Whilst the kit looks very nice in the box, I found the parts fit less than perfect, particularly the wings (I took the locating tabs off in the end) and the main fuselage. It is also clearly not meant to be done with wings unfolded - getting the wing joins to match, whilst keeping the wings at the correct angle, was not particularly easy.
It then suffered 2 self inflicted disasters; firstly I misread the rather vague instructions and glued the exhaust stubs in upside down (then destroyed them when trying to correct the error). Then after painting the demarkation line between EDSG and Sky, the horrible Revell Sky paint came off en-masse with the masking tape (its never done that to me before - it had been drying for about 36 hrs too). Nothing that can't be fixed, but annoying nevertheless.

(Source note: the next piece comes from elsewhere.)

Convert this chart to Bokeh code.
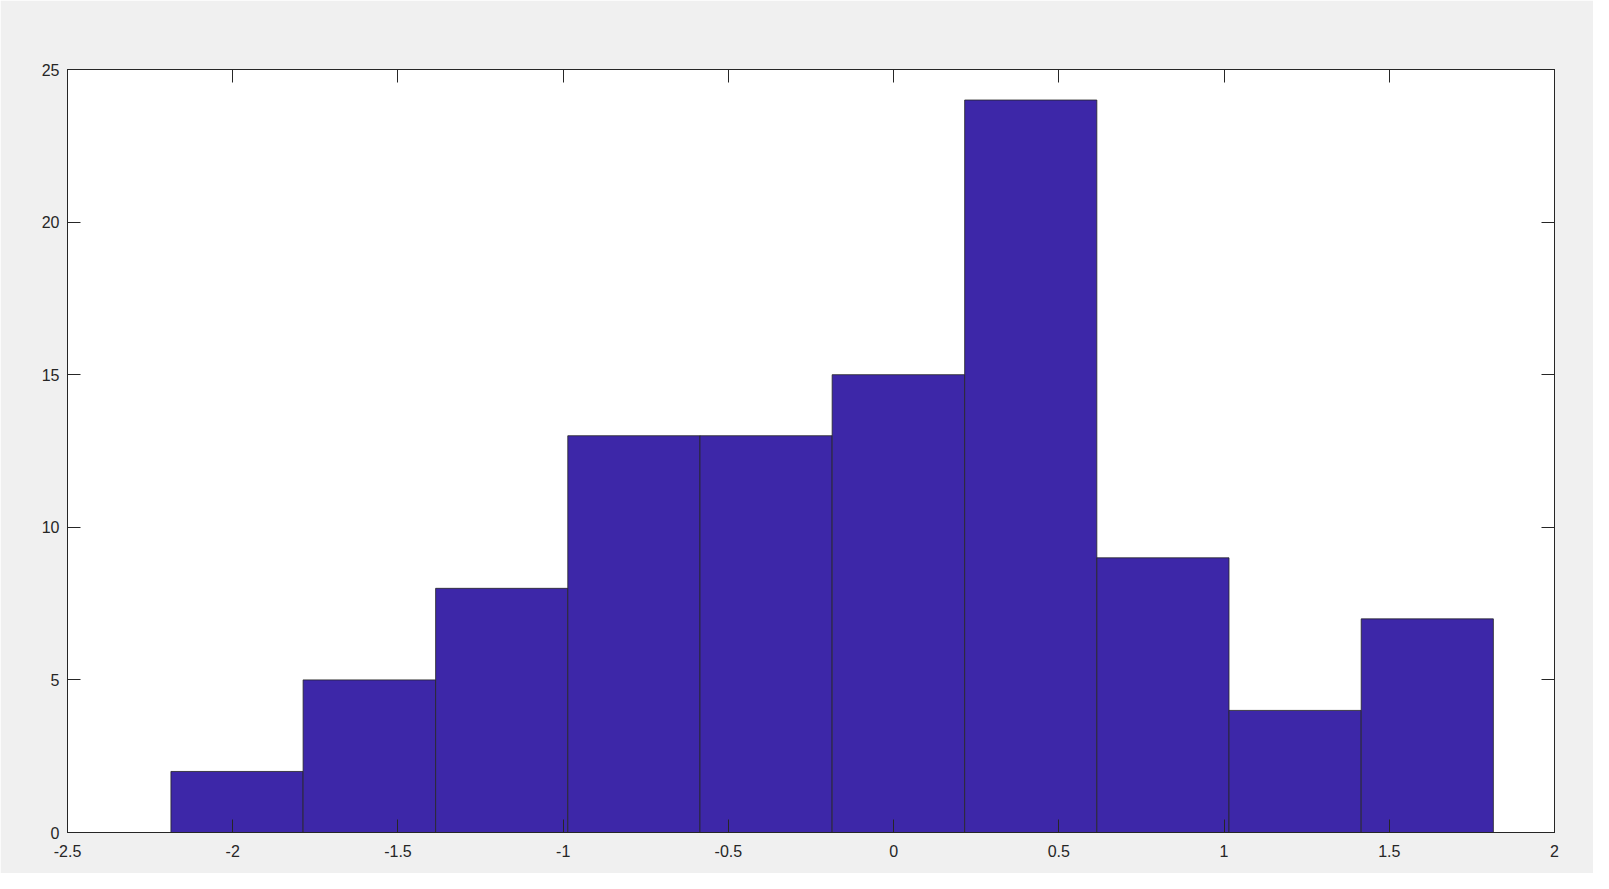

When I opened up the decals, I was also very disappointed to see that the roundels were misaligned - come on Trumpeter; not what I expect from a kit costing this much - even Airfix do separate red centres nowadays! I hesitated over whether to mask and paint the black & white stripes, but in the end I used the decals. Unfortunately they did not sit comfortably over the sharp gun bulges, and their edges curled when I applied Humbrol Decal Fix, so I had to do a lot of touching up in any event.
As for the finished model; well it certainly looks impressive, but I can't help feel that the fuselage looks too long, perhaps because the canopy also looks proportionately undersized. Overall, an OK kit, but not as "perfect" as I hoped.